Fri. Dec 12th, 2025

Canada’s Economy Surges Back: Surprising Q3 Growth Masks Deeper Struggles

Canada’s economy delivered an unexpected comeback in the third quarter of 2025, rebounding sharply with 2.6% annualized growth — far stronger than predictions from both the Bank of Canada and private-sector economists. The turnaround follows a difficult second quarter marked by a 1.8% contraction driven by U.S. tariffs.

Statistics Canada reports that the rebound was powered largely by an improved trade balance. Exports inched up 0.2% between July and September after a steep 7% drop in the previous quarter. At the same time, imports plunged 2.2% — the sharpest drop since late 2022 — helping push GDP higher.

Economists, however, warn that the underlying picture is less encouraging. Domestic demand — which captures spending by households, businesses, and governments — was slightly negative, and household consumption saw its biggest non-pandemic quarterly decline in nearly 20 years, due mostly to reduced vehicle purchases. Business investment also weakened, and manufacturing inventories grew at a slower pace.

BMO chief economist Doug Porter called the headline growth number a pleasant surprise, but noted that the details reveal softer momentum. TD Bank economist Andrew Hencic added that the figures remain “noisy” due to the Q2 trade shock and pointed to the flat domestic demand as the more important takeaway.

Revisions to GDP data for 2022, 2023, and 2024 were also released, collectively raising previously reported growth by 1.4 percentage points — suggesting the economy had been more resilient than earlier believed. Still, Statistics Canada cautioned that this quarter’s results may face larger-than-usual revisions due to the recent U.S. government shutdown that disrupted the flow of customs data.

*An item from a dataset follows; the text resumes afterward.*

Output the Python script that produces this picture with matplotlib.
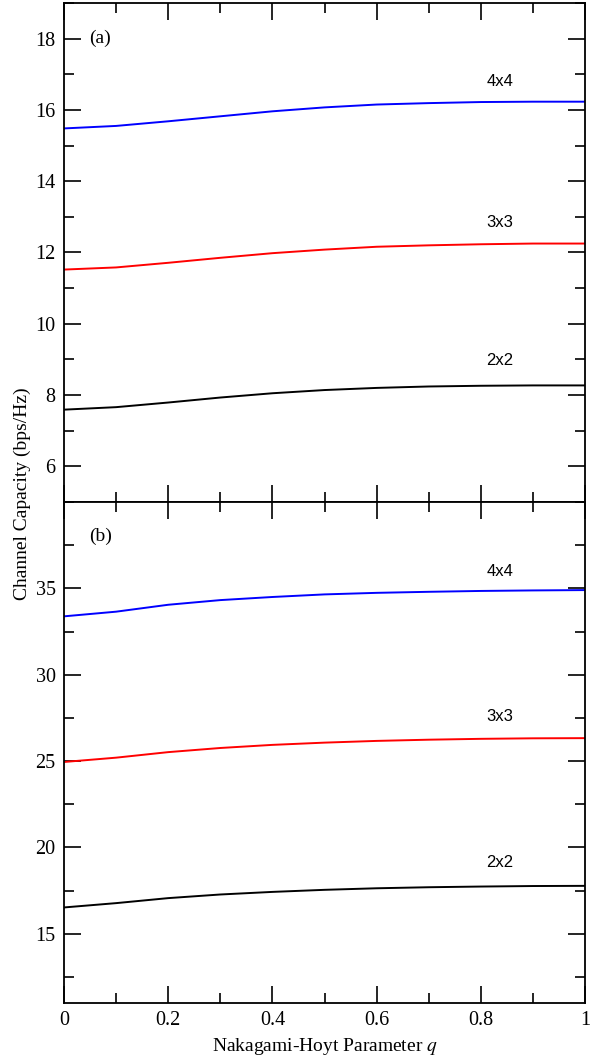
import numpy as np
import matplotlib
matplotlib.use("Agg")
import matplotlib.pyplot as plt
from matplotlib.ticker import MultipleLocator, FixedLocator

plt.rcParams["mathtext.fontset"] = "stix"

# Nakagami-Hoyt parameter q
q = [0.0, 0.1, 0.2, 0.3, 0.4, 0.5, 0.6, 0.7, 0.8, 0.9, 1.0]

# (a) capacity, bps/Hz
cap_a_2x2 = [7.59, 7.66, 7.79, 7.93, 8.05, 8.14, 8.20, 8.24, 8.26, 8.27, 8.27]
cap_a_3x3 = [11.52, 11.58, 11.71, 11.85, 11.98, 12.08, 12.16, 12.20, 12.23, 12.25, 12.25]
cap_a_4x4 = [15.48, 15.55, 15.68, 15.82, 15.96, 16.07, 16.15, 16.19, 16.22, 16.23, 16.23]

# (b) capacity, bps/Hz
cap_b_2x2 = [16.53, 16.78, 17.07, 17.28, 17.43, 17.55, 17.64, 17.70, 17.74, 17.77, 17.78]
cap_b_3x3 = [24.95, 25.20, 25.52, 25.76, 25.94, 26.07, 26.17, 26.24, 26.29, 26.32, 26.33]
cap_b_4x4 = [33.38, 33.65, 34.05, 34.32, 34.50, 34.65, 34.74, 34.80, 34.85, 34.88, 34.90]

yticks_a = [6, 8, 10, 12, 14, 16, 18]
yticks_b = [15, 20, 25, 30, 35]
xticks = [0, 0.2, 0.4, 0.6, 0.8, 1.0]
xtick_labels = ["0", "0.2", "0.4", "0.6", "0.8", "1"]

serif = "Liberation Serif"
sans = "Liberation Sans"

fig = plt.figure(figsize=(6.02, 10.55), dpi=100)
ax1 = fig.add_axes([0.1063, 0.5242, 0.8655, 0.4730])
ax2 = fig.add_axes([0.1063, 0.0493, 0.8655, 0.4749], sharex=ax1)


def style(ax, major_ticks, minor):
    ax.xaxis.set_major_locator(FixedLocator(xticks))
    ax.xaxis.set_minor_locator(MultipleLocator(0.1))
    ax.yaxis.set_major_locator(FixedLocator(major_ticks))
    ax.yaxis.set_minor_locator(MultipleLocator(minor))
    ax.tick_params(which="both", direction="in", top=True, right=True,
                   width=1.2, labelsize=14.5, pad=6)
    ax.tick_params(which="major", length=12)
    ax.tick_params(which="minor", length=7)
    for s in ax.spines.values():
        s.set_linewidth(1.3)
    for lab in ax.get_xticklabels() + ax.get_yticklabels():
        lab.set_fontfamily(serif)


ax1.plot(q, cap_a_4x4, color="blue", lw=1.4)
ax1.plot(q, cap_a_3x3, color="red", lw=1.4)
ax1.plot(q, cap_a_2x2, color="black", lw=1.4)
ax1.set_xlim(0, 1)
ax1.set_ylim(5, 19)
style(ax1, yticks_a, 1)
ax1.tick_params(labelbottom=False)
ax1.text(0.048, 18, "(a)", fontsize=14, family=serif, va="center", ha="left")
ax1.text(0.837, 16.8, "4x4", fontsize=12, family=sans, ha="center", va="center")
ax1.text(0.837, 12.84, "3x3", fontsize=12, family=sans, ha="center", va="center")
ax1.text(0.837, 8.97, "2x2", fontsize=12, family=sans, ha="center", va="center")

ax2.plot(q, cap_b_4x4, color="blue", lw=1.4)
ax2.plot(q, cap_b_3x3, color="red", lw=1.4)
ax2.plot(q, cap_b_2x2, color="black", lw=1.4)
ax2.set_ylim(11, 40)
style(ax2, yticks_b, 2.5)
ax2.set_xticklabels(xtick_labels, fontfamily=serif)
ax2.text(0.048, 38, "(b)", fontsize=14, family=serif, va="center", ha="left")
ax2.text(0.837, 36.0, "4x4", fontsize=12, family=sans, ha="center", va="center")
ax2.text(0.837, 27.6, "3x3", fontsize=12, family=sans, ha="center", va="center")
ax2.text(0.837, 19.13, "2x2", fontsize=12, family=sans, ha="center", va="center")
ax2.set_xlabel("Nakagami-Hoyt Parameter $q$", fontsize=14, family=serif, labelpad=4)

fig.text(0.037, 0.532, "Channel Capacity (bps/Hz)", rotation=90, fontsize=14,
         family=serif, ha="center", va="center")

fig.savefig("out.png", dpi=100)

Government capital spending also contributed to the quarter’s performance, including an 82% jump in expenditures on weapon systems. A modest recovery in resale housing helped offset declines in construction.

Monthly GDP showed a 0.2% rise in September, led by manufacturing and a rebound in transportation and warehousing after the Air Canada flight attendants strike. But early estimates for October point to a 0.3% decline, suggesting a weak start to the fourth quarter.

The results arrive just ahead of the Bank of Canada’s final interest rate decision of the year on December 10. The central bank recently cut its benchmark rate to 2.25% but signalled that further reductions are unlikely unless economic trends shift significantly.

Economists like Bradley Saunders at Capital Economics say the import-driven Q3 boost obscures the economy’s struggle for momentum. Without a strong rebound in November, growth could fall short of the Bank of Canada’s projected path.

Even so, Porter says the surprising Q3 performance should help quiet recession fears — at least for now — even as policymakers navigate a landscape of mixed signals.